Tunisie: vives critiques contre l’éventualité d’amnistier les jihadistes

Par Houda Ibrahim 

La Tunisie vit, depuis plusieurs jours, au rythme d'une grande polémique causée par le retour des jihadistes tunisiens des zones de conflit en Irak, en Syrie et en Libye. La polémique a encore enflé suite aux déclarations du président tunisien, Béji Caïd Essebsi. Il a laissé entendre qu’une amnistie, façon algérienne, pourrait être appliquée vis-à-vis de ces jihadistes tunisiens, à leur retour.

Une pluie de réactions et de critiques a déferlé en Tunisie contre la possibilité d’amnistier près de 6 000 jihadistes tunisiens recensés, officiellement, par l'ONU et qui sont susceptibles de rentrer dans leur pays après avoir été impliqués dans des actes terroristes à l'étranger, notamment dans les rangs de différents groupes jihadistes comme al-Qaïda et le groupe Etat islamique.

Des responsables politiques au sein du gouvernement et dans l’opposition ont montré leur discordance sur la possibilité d’amnistier ces Tunisiens. Le président Béji Caïd Essebsi avait considéré qu’il n’y avait pas, en Tunisie, « assez de prisons pour pouvoir contenir les islamistes de retour » et avait fait l'éloge de la loi d'amnistie algérienne de 2005.

Plusieurs partis politiques ont dénoncé ces propos et la plus virulente des réactions vient de la plus importante centrale syndicale, à savoir l’Union des travailleurs tunisiens (UGTT). Elle a estimé, dans un communiqué, que l'amnistie, en Algérie, était « une illusion » et que certains partis voulaient transformer la Tunisie en « refuge » pour les terroristes. L’UGTT a appelé le pouvoir à éclairer sa position et à appliquer la loi sur le terrorisme. « Accepter des terroristes repentis, c’est possible, mais uniquement en se basant sur cette loi », indique le communiqué.

« Non au retour des terroristes », est la parole la plus clamée, ces derniers temps, par la société civile sur les réseaux sociaux. La majorité des citoyens tunisiens refuse ce qu'on appelle désormais « la loi du repentir ».

Les fortes réactions ont amené le gouvernement à tenir une réunion exceptionnelle, vendredi soir, pour étudier la question. Il a alors nié l’existence d’une loi secrète d’amnistie ainsi que l’existence d’un accord, avec d’autres pays, pour le retour de ces terroristes.

La bataille des chiffres

L’ONU, dans son rapport daté de juillet 2015, a estimé le nombre de Tunisiens en zones de conflit à près de 6 000, répartis entre la Syrie, l’Irak, la Libye et le Yémen.
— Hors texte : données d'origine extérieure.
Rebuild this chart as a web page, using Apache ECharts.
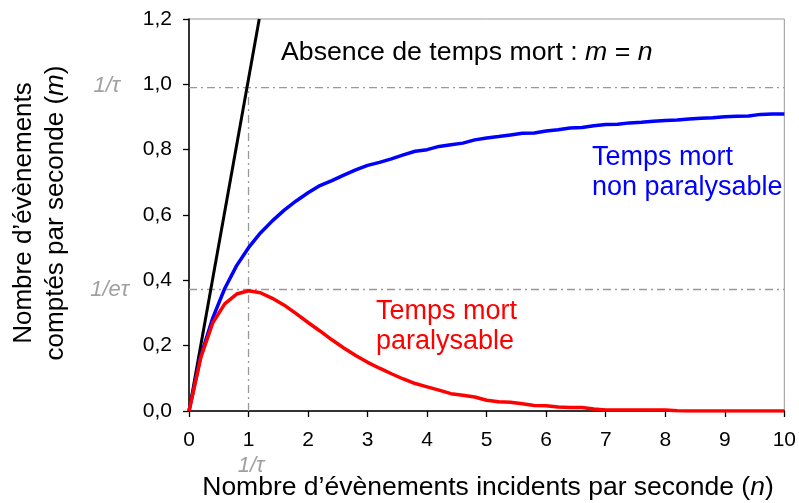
<!DOCTYPE html>
<html>
<head>
<meta charset="utf-8">
<script src="https://cdn.jsdelivr.net/npm/echarts@6/dist/echarts.min.js"></script>
<style>
  html, body { margin: 0; padding: 0; background: #fff; }
  #chart { width: 799px; height: 503px; }
</style>
</head>
<body>
<div id="chart"></div>
<script>
// n values (incident events per second), step 0.2
const nValues = [0, 0.2, 0.4, 0.6, 0.8, 1.0, 1.2, 1.4, 1.6, 1.8, 2.0, 2.2, 2.4, 2.6, 2.8, 3.0, 3.2, 3.4, 3.6, 3.8,
  4.0, 4.2, 4.4, 4.6, 4.8, 5.0, 5.2, 5.4, 5.6, 5.8, 6.0, 6.2, 6.4, 6.6, 6.8, 7.0, 7.2, 7.4, 7.6, 7.8,
  8.0, 8.2, 8.4, 8.6, 8.8, 9.0, 9.2, 9.4, 9.6, 9.8, 10.0];

// temps mort non paralysable
const nonParalysable = [0, 0.17, 0.285, 0.375, 0.445, 0.50, 0.545, 0.582, 0.615, 0.643, 0.668, 0.690, 0.705, 0.722, 0.738, 0.752, 0.761, 0.772, 0.784, 0.795,
  0.800, 0.810, 0.815, 0.820, 0.830, 0.836, 0.840, 0.845, 0.850, 0.851, 0.857, 0.861, 0.866, 0.868, 0.873, 0.877, 0.878, 0.882, 0.884, 0.887,
  0.889, 0.891, 0.894, 0.896, 0.898, 0.901, 0.902, 0.903, 0.908, 0.909, 0.909];

// temps mort paralysable
const paralysable = [0, 0.165, 0.27, 0.328, 0.358, 0.368, 0.362, 0.345, 0.324, 0.298, 0.271, 0.245, 0.218, 0.193, 0.170, 0.149, 0.131, 0.114, 0.098, 0.084,
  0.074, 0.064, 0.053, 0.048, 0.043, 0.033, 0.028, 0.027, 0.022, 0.017, 0.016, 0.012, 0.011, 0.011, 0.006, 0.003, 0.003, 0.003, 0.003, 0.003,
  0.003, 0.001, 0, 0, 0, 0, 0, 0, 0, 0, 0];

// absence de temps mort : m = n
const sansTempsMort = [[0, 0], [1.18, 1.2]];

// reference levels
const invTau = 0.99;
const invETau = 0.372;

const FONT = '"Liberation Sans", Arial, sans-serif';
const GREY = '#a0a0a0';

const chart = echarts.init(document.getElementById('chart'));

const pair = (ys) => nValues.map((x, i) => [x, ys[i]]);

const dashDot = { color: '#999', width: 1.3, type: [8, 4, 2, 4] };

const option = {
  animation: false,
  grid: {
    left: 189, right: 12, top: 19, bottom: 92,
    show: true, borderColor: '#999', borderWidth: 1
  },
  xAxis: {
    type: 'value', min: 0, max: 10, interval: 1,
    axisLine: { lineStyle: { color: '#000', width: 1.5 } },
    axisTick: { show: true, length: 6, lineStyle: { color: '#000', width: 1.3 } },
    axisLabel: { color: '#000', fontFamily: FONT, fontSize: 21, margin: 19 },
    splitLine: { show: false }
  },
  yAxis: {
    type: 'value', min: 0, max: 1.2, interval: 0.2,
    axisLine: { show: true, lineStyle: { color: '#000', width: 1.5 } },
    axisTick: { show: true, length: 6, lineStyle: { color: '#000', width: 1.3 } },
    axisLabel: {
      color: '#000', fontFamily: FONT, fontSize: 21, margin: 17,
      formatter: v => v.toFixed(1).replace('.', ',')
    },
    splitLine: { show: false }
  },
  series: [
    {
      type: 'line', data: [[0, invTau], [10, invTau]],
      showSymbol: false, lineStyle: dashDot, silent: true, z: 1
    },
    {
      type: 'line', data: [[0, invETau], [10, invETau]],
      showSymbol: false, lineStyle: dashDot, silent: true, z: 1
    },
    {
      type: 'line', data: [[1, 0], [1, invTau]],
      showSymbol: false, lineStyle: dashDot, silent: true, z: 1
    },
    {
      name: 'm = n', type: 'line', data: sansTempsMort,
      showSymbol: false, clip: true,
      lineStyle: { color: '#000', width: 3 }, z: 3
    },
    {
      name: 'non paralysable', type: 'line', data: pair(nonParalysable),
      showSymbol: false, lineStyle: { color: '#0000ff', width: 3.5 }, z: 4
    },
    {
      name: 'paralysable', type: 'line', data: pair(paralysable),
      showSymbol: false, lineStyle: { color: '#ff0000', width: 3.5 }, z: 5
    }
  ],
  graphic: [
    {
      type: 'text', left: 281, top: 39,
      style: {
        text: 'Absence de temps mort : {i|m} = {i|n}',
        font: '26.7px ' + FONT, fill: '#000',
        rich: { i: { fontStyle: 'italic', fontSize: 26.7, fontFamily: FONT, fill: '#000' } }
      }
    },
    {
      type: 'text', left: 592, top: 143,
      style: { text: 'Temps mort\nnon paralysable', font: '27px ' + FONT, fill: '#0000ff', lineHeight: 30 }
    },
    {
      type: 'text', left: 376, top: 297,
      style: { text: 'Temps mort\nparalysable', font: '27px ' + FONT, fill: '#ff0000', lineHeight: 30 }
    },
    {
      type: 'text', x: 40, y: 213, rotation: Math.PI / 2,
      style: {
        text: 'Nombre d\u2019évènements\ncomptés par seconde ({i|m})',
        font: '26px ' + FONT, fill: '#000', align: 'center', verticalAlign: 'middle', lineHeight: 32,
        rich: { i: { fontStyle: 'italic', fontSize: 26, fontFamily: FONT, fill: '#000' } }
      }
    },
    {
      type: 'text', x: 488, y: 488,
      style: {
        text: 'Nombre d\u2019évènements incidents par seconde ({i|n})',
        font: '26.5px ' + FONT, fill: '#000', align: 'center', verticalAlign: 'middle',
        rich: { i: { fontStyle: 'italic', fontSize: 26.5, fontFamily: FONT, fill: '#000' } }
      }
    },
    {
      type: 'text', x: 120, y: 86,
      style: { text: '1/τ', font: 'italic 22px ' + FONT, fill: GREY, align: 'right', verticalAlign: 'middle' }
    },
    {
      type: 'text', x: 129, y: 290,
      style: { text: '1/eτ', font: 'italic 22px ' + FONT, fill: GREY, align: 'right', verticalAlign: 'middle' }
    },
    {
      type: 'text', x: 251, y: 466,
      style: { text: '1/τ', font: 'italic 22px ' + FONT, fill: GREY, align: 'center', verticalAlign: 'middle' }
    }
  ]
};

chart.setOption(option);
</script>
</body>
</html>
Le président tunisien parle de près de 3 000 terroristes tunisiens à l’étranger dont 600 sont morts en Syrie. Les autorités syriennes, elles, avancent un chiffre bien plus élevé en affirmant qu’en 2014, quelque 10 000 combattants tunisiens étaient en Syrie.

En 2015, une délégation tunisienne composée de juristes et de journalistes affirmait, quant à elle, qu’entre 7 000 et 8 000 terroristes tunisiens étaient en Syrie et que 2 000 autres y sont morts.

La Tunisie exclut les Tunisiens porteurs de la double nationalité de sa liste de terroristes à l’étranger et n'inclut pas, dans ces chiffres, tous ceux qui se sont endoctrinés au jihad en Europe.

Les spécialistes du terrorisme considèrent qu’il n y a plus aucun doute sur le fait que le contingent tunisien est le plus grand parmi les terroristes qui ont rejoint les zones de conflits. Actuellement, il y a 800 terroristes détenus en Tunisie, après leur retour. Quelque dizaines d’autres sont rentrés sans en être inquiétés.

L'héritage afghan

Le jihadisme en Tunisie ne date pas de 2011. Des Tunisiens afghans ont été vite libérés du temps de l’ancien président Zein el-Abidine Ben Ali, faute de preuves contre eux. Dans le pays, nombreux sont ceux qui considèrent que les Tunisiens afghans ont formé ceux qui sont allés faire le jihad en Syrie, en Irak et ailleurs.

Face à ce phénomène de retour, les autorités tunisiennes sont accusées de laxisme et le citoyen craint le pire pour son avenir et pour celui de la Tunisie.